I don’t talk about this with my American friends. They hear these stories with the horror you’d expect, but I can’t help suspecting that it’s laced with some faint admonishment, and behind their pity I hear: “Well, what did you expect, having the foolishness to be born a gay Egyptian?”

They don’t know the fundamental warmth and joy I associate with the Egyptian people. They don’t understand the fierce patriotism and pride I feel for my country, a pride that exists for most LGBTQ Egyptians, despite their persecution. Though the country’s conservative talking heads paint the gay Egyptian community as treacherous radicals, our goals are the same as the government’s: security, stability and economic prosperity. (Prosperity, it bears mentioning, is harmed when Western tourists associate the country with human rights abuses and choose not to visit.)

The LGBTQ community is not even anti-Islam: it is a false dichotomy too often perpetuated that divides religion and LGBTQ acceptance. In 2016, Egypt’s grand mufti, Shawki Allam, unequivocally stated that no one has the right to hurt or harm homosexuals. Yet despite the words of one of the highest religious authorities in the country, religion continues to provide a convenient cover, allowing the people who trap us, beat us and torture us to imagine that they have morality on their side.

It’s difficult to explain to people who came of age during the heady wave of victories for the American LGBTQ movement that our goals in Egypt are much more modest. For the most part, we want only to live in the same quiet we have for generations, free from the terror that the smallest gesture or glance will betray us.

I can’t tell the young gay Egyptians who message me to come out en masse; I don’t want them to be cannon fodder for my ideals. I can’t even tell them to come out to their own families; few of them had the liberalizing experiences my grandparents did, working on movies with people from all walks of life. So I tell them to be safe, to be careful, to hang on.

I try to offer LGBTQ Egyptians a form of hope I can believe in, that the entire history of human progress is a continual journey towards inclusivity. Once people have had their first taste of community, of love, of freedom, of a chance to live their authentic identities, there is no dam that can hold it back.

I wish I could tell the people who write me messages how long they will have to wait to feel safe in their own country. That answer will partly come down to the country’s access to positive gay Egyptian representations in media, since storytelling is still one of the most effective ways to change perception; for now such stories are censored. It will partly come down to a commitment from institutions like the World Bank to safeguard LGBTQ people by making respect for all human rights a condition of investment.

More than anything, it will depend on the Egyptian people accepting that the tide of tolerance is inevitable. But Egypt, and every nation, must decide how many lives will be lost and broken before they acknowledge that we are not faceless men but brothers, sisters and fellow citizens.

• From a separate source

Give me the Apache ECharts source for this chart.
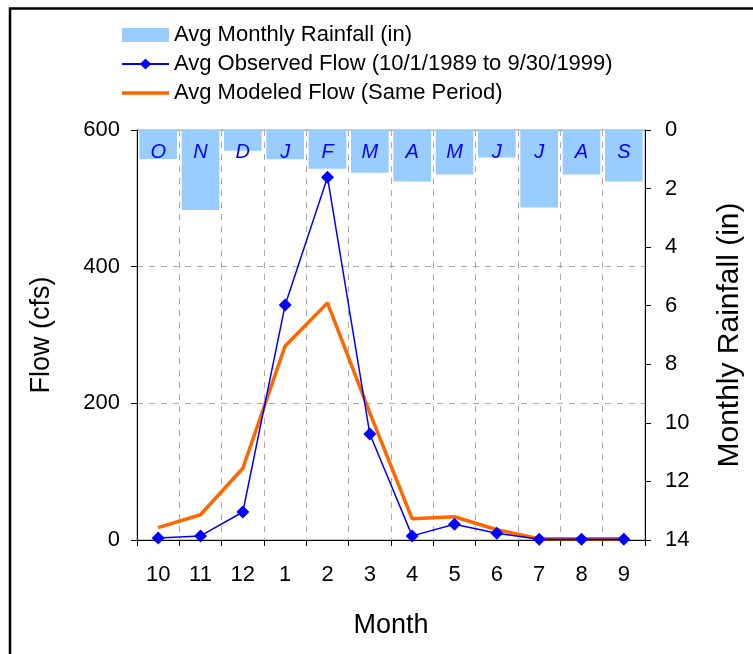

There is nothing radical about what I am. LGBTQ people have existed in Egypt since the dawn of our great civilization. And there is nothing radical about what I want. I want to go home, quietly, safely. I want to visit the graves of my grandparents, whose funerals I was unable to attend. I want to give my country the same things my grandparents gave: my full, honest self, not as Egypt’s scapegoat or its martyr, but its patriotic son.